**Data lines**

────

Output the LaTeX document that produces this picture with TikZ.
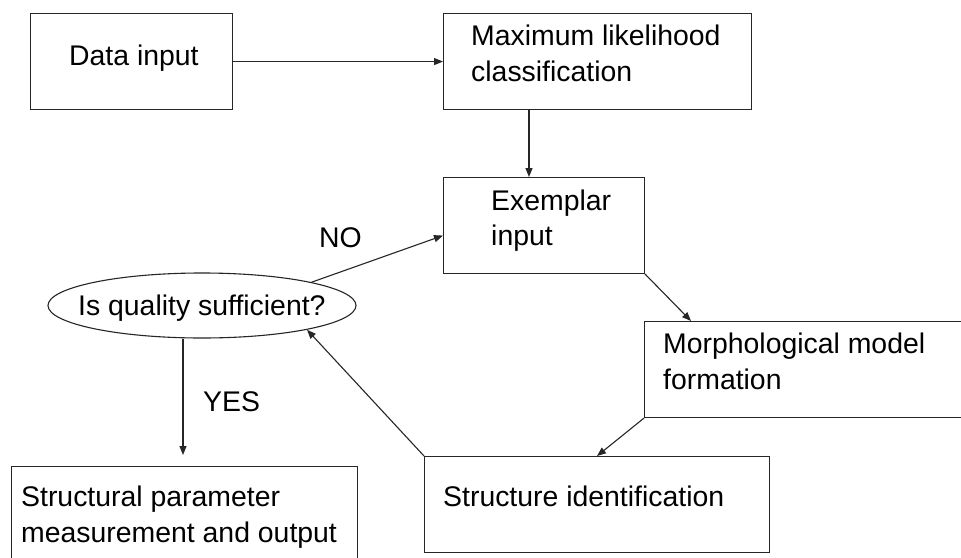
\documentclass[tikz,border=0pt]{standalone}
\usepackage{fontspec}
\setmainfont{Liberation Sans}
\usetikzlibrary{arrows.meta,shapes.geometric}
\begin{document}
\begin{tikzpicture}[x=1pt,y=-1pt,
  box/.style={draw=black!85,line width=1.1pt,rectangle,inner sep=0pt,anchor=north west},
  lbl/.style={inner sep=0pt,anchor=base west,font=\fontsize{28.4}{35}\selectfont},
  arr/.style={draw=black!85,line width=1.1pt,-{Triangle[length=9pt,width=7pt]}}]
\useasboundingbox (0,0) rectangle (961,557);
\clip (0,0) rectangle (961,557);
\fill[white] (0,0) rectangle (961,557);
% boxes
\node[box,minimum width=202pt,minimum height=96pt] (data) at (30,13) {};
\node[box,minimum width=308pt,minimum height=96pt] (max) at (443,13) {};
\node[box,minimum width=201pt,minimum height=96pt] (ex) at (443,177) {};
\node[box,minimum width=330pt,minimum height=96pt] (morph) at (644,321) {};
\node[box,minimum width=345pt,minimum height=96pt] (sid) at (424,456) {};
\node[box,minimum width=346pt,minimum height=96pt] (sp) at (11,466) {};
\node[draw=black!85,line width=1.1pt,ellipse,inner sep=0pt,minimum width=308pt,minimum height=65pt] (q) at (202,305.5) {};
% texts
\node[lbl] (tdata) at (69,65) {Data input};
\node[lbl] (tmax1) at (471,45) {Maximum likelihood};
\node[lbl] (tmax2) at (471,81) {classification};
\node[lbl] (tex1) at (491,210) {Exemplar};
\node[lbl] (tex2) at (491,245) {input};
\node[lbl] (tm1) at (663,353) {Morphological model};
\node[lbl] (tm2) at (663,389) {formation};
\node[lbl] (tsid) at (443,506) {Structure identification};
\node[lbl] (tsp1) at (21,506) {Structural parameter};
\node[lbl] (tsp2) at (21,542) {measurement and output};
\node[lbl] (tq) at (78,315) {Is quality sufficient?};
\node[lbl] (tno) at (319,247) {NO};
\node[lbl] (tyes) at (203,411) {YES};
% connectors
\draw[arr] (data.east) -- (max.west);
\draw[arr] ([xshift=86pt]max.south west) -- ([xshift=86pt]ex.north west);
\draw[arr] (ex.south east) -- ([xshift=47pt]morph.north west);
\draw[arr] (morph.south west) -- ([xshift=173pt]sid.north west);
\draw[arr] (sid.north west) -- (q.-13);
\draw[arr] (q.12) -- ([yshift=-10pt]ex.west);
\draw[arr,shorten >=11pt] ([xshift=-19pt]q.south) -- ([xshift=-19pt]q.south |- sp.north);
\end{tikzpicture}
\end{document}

────

**Short exercise**
Using the data above, write out every line exactly, leaving the images behind.

**Output for this task**
Output the LaTeX document that produces this picture with TikZ.
\documentclass[tikz,border=0pt]{standalone}
\usepackage{fontspec}
\setmainfont{Liberation Sans}
\usetikzlibrary{arrows.meta,shapes.geometric}
\begin{document}
\begin{tikzpicture}[x=1pt,y=-1pt,
  box/.style={draw=black!85,line width=1.1pt,rectangle,inner sep=0pt,anchor=north west},
  lbl/.style={inner sep=0pt,anchor=base west,font=\fontsize{28.4}{35}\selectfont},
  arr/.style={draw=black!85,line width=1.1pt,-{Triangle[length=9pt,width=7pt]}}]
\useasboundingbox (0,0) rectangle (961,557);
\clip (0,0) rectangle (961,557);
\fill[white] (0,0) rectangle (961,557);
% boxes
\node[box,minimum width=202pt,minimum height=96pt] (data) at (30,13) {};
\node[box,minimum width=308pt,minimum height=96pt] (max) at (443,13) {};
\node[box,minimum width=201pt,minimum height=96pt] (ex) at (443,177) {};
\node[box,minimum width=330pt,minimum height=96pt] (morph) at (644,321) {};
\node[box,minimum width=345pt,minimum height=96pt] (sid) at (424,456) {};
\node[box,minimum width=346pt,minimum height=96pt] (sp) at (11,466) {};
\node[draw=black!85,line width=1.1pt,ellipse,inner sep=0pt,minimum width=308pt,minimum height=65pt] (q) at (202,305.5) {};
% texts
\node[lbl] (tdata) at (69,65) {Data input};
\node[lbl] (tmax1) at (471,45) {Maximum likelihood};
\node[lbl] (tmax2) at (471,81) {classification};
\node[lbl] (tex1) at (491,210) {Exemplar};
\node[lbl] (tex2) at (491,245) {input};
\node[lbl] (tm1) at (663,353) {Morphological model};
\node[lbl] (tm2) at (663,389) {formation};
\node[lbl] (tsid) at (443,506) {Structure identification};
\node[lbl] (tsp1) at (21,506) {Structural parameter};
\node[lbl] (tsp2) at (21,542) {measurement and output};
\node[lbl] (tq) at (78,315) {Is quality sufficient?};
\node[lbl] (tno) at (319,247) {NO};
\node[lbl] (tyes) at (203,411) {YES};
% connectors
\draw[arr] (data.east) -- (max.west);
\draw[arr] ([xshift=86pt]max.south west) -- ([xshift=86pt]ex.north west);
\draw[arr] (ex.south east) -- ([xshift=47pt]morph.north west);
\draw[arr] (morph.south west) -- ([xshift=173pt]sid.north west);
\draw[arr] (sid.north west) -- (q.-13);
\draw[arr] (q.12) -- ([yshift=-10pt]ex.west);
\draw[arr,shorten >=11pt] ([xshift=-19pt]q.south) -- ([xshift=-19pt]q.south |- sp.north);
\end{tikzpicture}
\end{document}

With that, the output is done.